PORTLAND, Maine – When the 1,020-foot Explorer of the Seas cruises through North Atlantic waters next year, it’ll spend more time off the coast of New England and less time near Canadian shores, and it’s not because of better vistas.
Royal Caribbean International and other cruise lines have begun charting a new course in search of routes that eat up less fuel. Already one of the industry’s biggest costs, record fuel prices have cut heavily into the bottom line.
The impact of shifting itineraries will certainly have implications beyond the bottom line of cruise operators, creating winners and losers in port towns all along the way.
When cruise ships pull into Maine’s Bar Harbor, passengers spend an average of $105 each while ashore, according to a 2002 University of Maine study.
Explorer of the Seas can carry more than 3,000 passengers.
A ship even half that size could mean nearly $160,000 per visit. That means big money in Portland, which expects more than 30 visits next year from ships that can carry between 1,000 and 3,000 passengers.
While Portland stands to reap big rewards from the itinerary changes, port cities along Canada’s Atlantic coast could be on the losing end.
Canada’s Atlantic ports saw a 33 percent jump in cruise ship visits between 2000 and 2007, according to the Atlantic Canada Cruise Association.
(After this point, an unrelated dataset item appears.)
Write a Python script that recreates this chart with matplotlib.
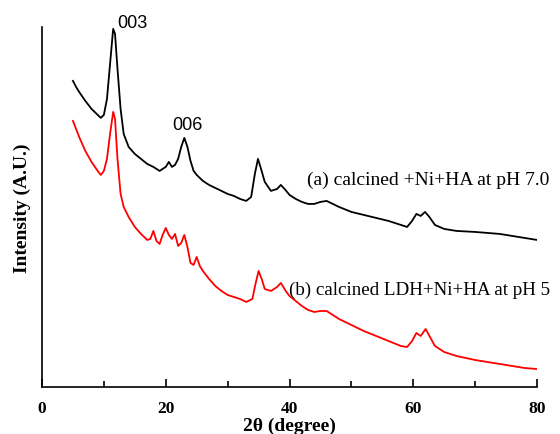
import matplotlib.pyplot as plt

# XRD patterns (2theta in degree, intensity in arbitrary units)
two_theta_a = [5.0, 5.5, 6.0, 7.0, 8.0, 9.0, 9.5, 10.0, 10.5, 11.0, 11.5, 11.8, 12.2, 12.7,
               13.2, 14.0, 15.0, 16.0, 17.0, 18.0, 19.0, 20.0, 20.5, 21.0, 21.5, 22.0, 22.5,
               23.0, 23.5, 24.0, 24.5, 25.0, 26.0, 27.0, 28.0, 29.0, 30.0, 31.0, 32.0, 33.0,
               33.8, 34.4, 34.9, 35.4, 36.0, 37.0, 38.0, 38.6, 39.2, 40.0, 41.0, 42.0, 43.0,
               44.0, 45.0, 46.0, 47.0, 48.0, 50.0, 52.0, 54.0, 56.0, 58.0, 59.0, 59.8, 60.5,
               61.2, 61.9, 62.6, 63.5, 65.0, 67.0, 70.0, 72.0, 74.0, 76.0, 78.0, 80.0]
intensity_a = [306, 300, 295, 286, 278, 272, 269, 272, 288, 323, 358, 353, 318, 278,
               253, 240, 233, 228, 223, 220, 216, 220, 225, 220, 222, 228, 240,
               249, 240, 226, 216, 212, 206, 202, 199, 196, 193, 191, 188, 186,
               190, 213, 228, 218, 205, 196, 198, 202, 198, 192, 188, 185, 183,
               183, 185, 186, 183, 180, 175, 172, 169, 166, 162, 160, 166, 173,
               171, 175, 170, 162, 158, 156, 155, 154, 153, 151, 149, 147]

two_theta_b = [5.0, 5.5, 6.0, 7.0, 8.0, 9.0, 9.5, 10.0, 10.5, 11.0, 11.5, 11.8, 12.2, 12.7,
               13.2, 14.0, 15.0, 16.0, 17.0, 17.5, 18.0, 18.5, 19.0, 19.5, 20.0, 20.5, 21.0,
               21.5, 22.0, 22.5, 23.0, 23.5, 24.0, 24.5, 25.0, 25.5, 26.0, 27.0, 28.0, 29.0,
               30.0, 31.0, 32.0, 33.0, 34.0, 34.5, 35.0, 35.5, 36.0, 37.0, 38.0, 38.6, 39.5,
               40.0, 41.0, 42.0, 43.0, 44.0, 45.0, 46.0, 47.0, 48.0, 50.0, 52.0, 54.0, 56.0,
               58.0, 59.0, 59.8, 60.5, 61.2, 62.0, 62.7, 63.5, 65.0, 67.0, 70.0, 72.0, 74.0,
               76.0, 78.0, 80.0]
intensity_b = [266, 258, 250, 236, 225, 216, 212, 216, 228, 253, 275, 268, 228, 193,
               180, 170, 160, 153, 147, 148, 156, 146, 143, 152, 159, 152, 148,
               153, 141, 144, 152, 140, 124, 122, 130, 121, 116, 108, 101, 96,
               92, 90, 88, 85, 88, 103, 116, 108, 98, 96, 100, 104, 95,
               91, 86, 81, 77, 75, 76, 76, 72, 68, 62, 56, 51, 46,
               41, 40, 46, 54, 51, 58, 50, 41, 35, 31, 27, 25, 23,
               21, 19, 18]

fig = plt.figure(figsize=(5.6, 4.35), dpi=100)
ax = fig.add_axes([0.075, 0.108, 0.884, 0.828])

ax.plot(two_theta_a, intensity_a, color="black", linewidth=1.3)
ax.plot(two_theta_b, intensity_b, color="red", linewidth=1.3)

serif = ["Liberation Serif", "DejaVu Serif"]
sans = ["Liberation Sans", "DejaVu Sans"]

ax.text(14.6, 360, "003", family=sans, fontsize=13, ha="center", va="baseline", clip_on=False)
ax.text(23.5, 258, "006", family=sans, fontsize=13, ha="center", va="baseline")
ax.text(42.8, 203, "(a) calcined +Ni+HA at pH 7.0", family=serif, fontsize=14, va="baseline")
ax.text(39.9, 93, "(b) calcined LDH+Ni+HA at pH 5", family=serif, fontsize=13.7,
        va="baseline", clip_on=False)

ax.set_xlim(0, 80)
ax.set_ylim(0, 360)
ax.set_xticks([0, 20, 40, 60, 80])
ax.set_xticks([10, 30, 50, 70], minor=True)
ax.set_yticks([])
ax.tick_params(axis="x", which="major", direction="in", length=6, width=1.2, pad=9)
ax.tick_params(axis="x", which="minor", direction="in", length=4, width=1.2)
for lab in ax.get_xticklabels():
    lab.set_family(serif)
    lab.set_fontweight("bold")
    lab.set_fontsize(12.5)

ax.spines["top"].set_visible(False)
ax.spines["right"].set_visible(False)
ax.spines["left"].set_linewidth(1.2)
ax.spines["bottom"].set_linewidth(1.2)

ax.set_xlabel("2θ (degree)", family=serif, fontweight="bold", fontsize=14, labelpad=1)
ax.set_ylabel("Intensity (A.U.)", family=serif, fontweight="bold", fontsize=14, labelpad=8)

fig.savefig("out.png", dpi=100)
“It’s disappointing to be losing a bit of business, but we realize that cruise lines have to make decisions based on best-business practices,” said Betty MacMillan, vice chairwoman of Atlantic Canada Cruise Association and business development manager of the port of Saint John, New Brunswick.
Royal Caribbean International changed the fall itinerary for the Explorer of the Seas along its northern route next year, shortening the distance between ports. Rather than sail from New Jersey to Quebec City and back, the ship will add stops in New England and go no farther than Halifax, Nova Scotia.
Fuel consumption was the primary reason, said Vice President Diana Block.
“You have to look at where the biggest benefit is financially with the least impact on the guests,” she said.
Annual fuel bills for cruise lines can add up to hundreds of millions of dollars and their ships can gobble up tens of thousands of gallons of fuel on any given cruise. The price of intermediate fuel oil, which most cruise ships use, has risen in tandem with crude oil.
Many cruise lines have added fuel surcharges to passenger bills, but energy costs continue to cut into profits and squeeze margins.
Cruise lines have also begun using energy-efficient light bulbs and new window coatings that reflect the heat from the sun to keep rooms cooler. They’ve also been using new hull paint that reduces a ship’s drag in the water.
And increasingly, cruise lines are altering itineraries so ships can slow down and reduce their travel distances, said Lanie Fagan, spokeswoman for the Cruise Line International Association. Carnival Corp., Norwegian Cruise Line and others have said high fuel costs are a factor in new routes.
“While it is paramount to offer a cruise itinerary that a guest wants to sail, the design and sequence of that itinerary can be evaluated to minimize the distance between ports of call and the speed necessary to accomplish that itinerary,” Fagan said.
In many cases, passengers will barely notice the difference.
Besides changing port calls on some routes, Royal Caribbean is reviewing its departure and arrival. In some cases, ships are leaving port half an hour earlier at night or arriving half an hour later in the morning — allowing ships to travel at slower speeds between ports.
Cutting speed cuts costs. For example, going 23 knots will consume twice as much fuel as going 15 knots for the new Solstice class of ship being launched this year by Celebrity Cruises, said John Krousouloudis, senior vice president for marine operations.
Even as cruise lines watched fuel prices ratchet up costs, some port cities had already seen an opportunity.
In Maine, a consortium that promotes Portland as a cruise ship destination is using high fuel costs as part of its marketing strategy.
Last fall, Discover Portland & Beyond Executive Director Sandra Needham met with half a dozen cruise ship companies in south Florida. She presented them with some mock itineraries for their ships detailing how much money they could save in fuel costs if they included Portland on certain routes.
Besides touting southern Maine’s attractions, Needham wanted to show cruise line executives how having port calls relatively close together could save them money.
By stopping at ports that are relatively close together, the ships could cruise at speeds of 12 knots or so rather than higher fuel-guzzling speeds, she said. Her itineraries showed that a few tweaks here and there could save cruise lines between $40,000 and $100,000 a week in fuel alone — and that was ten months ago, when fuel prices were lower.
She thinks the high price of fuel is one reason cruise lines have committed to bringing large ships, those with over 1,000 passengers, to Portland 34 times next year, up from 24 stops this year.